My favorites are the families looking for a “vacation” home in some tropical resort island.  They have a budget that would service the Pentagon, and both adults work from home, so they apparently can get away frequently.  I really want one of those jobs that pays fistfuls of cash while I tap on a laptop two hours a day dangling my feet in an Olympic sized pool.

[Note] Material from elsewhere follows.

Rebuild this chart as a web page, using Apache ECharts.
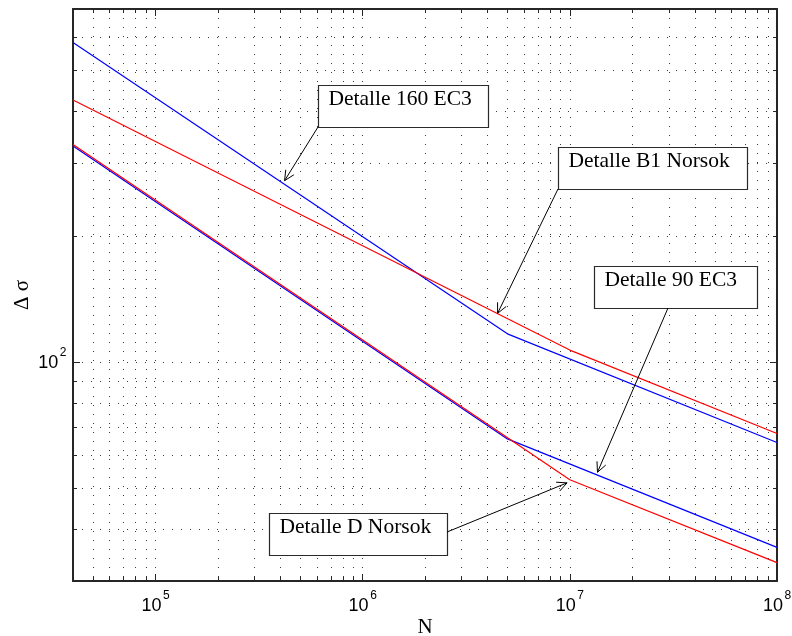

So far, I haven’t found a one that doesn’t get you arrested.  These jobs allow the parents to have afternoons “for family time”. The kids will most likely major in surfing in college because they’re not in school much.  Here, we have the huge, life-altering decision to make – do we go with “right on the beach” or “up in the hills with a view”.   Almost everyone I know has struggled with the eternal “beach versus view” dilemma at some point in their home-purchasing lives.

Of late, there’s an uptick in the numbers of folks giving up gainful employment altogether so that they can move someplace where they don’t know anybody, and often don’t speak the language other than to order coffee or a glass of wine.  Who does this?

In one of the first episodes, a young couple is moving to Germany.  Neither gives evidence of fluency in Germany other than “danke”.   She writes about travel, which presumably someone reads, and while the husband, a photographer, takes the pictures.  They of course have a large dog, which makes moving into small, urban apartment ideal.  It goes without saying that an “outdoor space” is required so that Goliath can run.  There is lots of chat about why this or that apartment won’t work.  It doesn’t have her ideal bathtub with jets, which of course she needs to unwind from her high-stress writing job.  They also need full washer and dryer and a huge side-by-side refrigerator.  I’m not sure the function of the fridge, because they’re always in the neighborhood bakery trying out this or that, or they’re munching snacks in a pub.  The only cooking we see happens at the end, when they’ve selected a place and preparing to “entertain” – themselves and most likely a couple of strangers that live nearby.  My hunch is that the show’s producers gave them fifty Euros to show up and look like they’re fast friends and having fun.  That, by the way, is a career I’d seriously contemplate – a walk-on “extra” for European HHI.  You have to spread out appearances, though, so that viewers don’t catch on.  “Hey, didn’t we just see that chubby guy with glasses in Denmark last week?”

Finally, we have the elder world travelers.  They either went to some remote place on their honeymoon thirty years before and “fell in love with it”, or they are taking their families to reconnect with their roots, or are moving to Central America to relax and enjoy the lack of civilization.  Invariably, all three scenarios involve “soaking up the local culture”.  The old folks want to “blend in” (as if two old, English-speaking white people will not stand out in Honduras, right?).   So they’re looking for a typical thatch and bamboo Honduran house, with all the amenities they had back in Boca Raton – stainless steel appliances, spa-like bathroom, master suite to accommodate the bed they bought at a chateau in France.  They will, of course, need multiple guest rooms because all of their children and grandchildren will be hacking through the jungle several times a year to visit.  They also need a large kitchen and a deck to entertain.  One hesitates to point out the obvious, neither speaks Spanish nor do they know anyone there, so is entertaining the locals really a top priority?   The final scene, as the credits roll, usually ends with a joyous celebration on the deck – the old couple, the real estate agent, and a family of villagers rented for the filming.

Bring on the couple that’s been saving for years for a down payment, the couple that can look beyond the stained carpeting, the scuffed hardwood, and the bright purple walls.  These are the folks that can live with kitchen cabinets from the 80’s, that never utter the phrase, “complete gut”, that are bringing hand-me-down furniture from parents and grandparents, that have a cat largely indifferent to the tiny, postage stamp back yard, whose two small children don’t have three warehouses worth of toys.  These are the house hunters from the heartland with whom we can connect, that we can understand and with whom we feel an attachment. These are the people that made America a world power.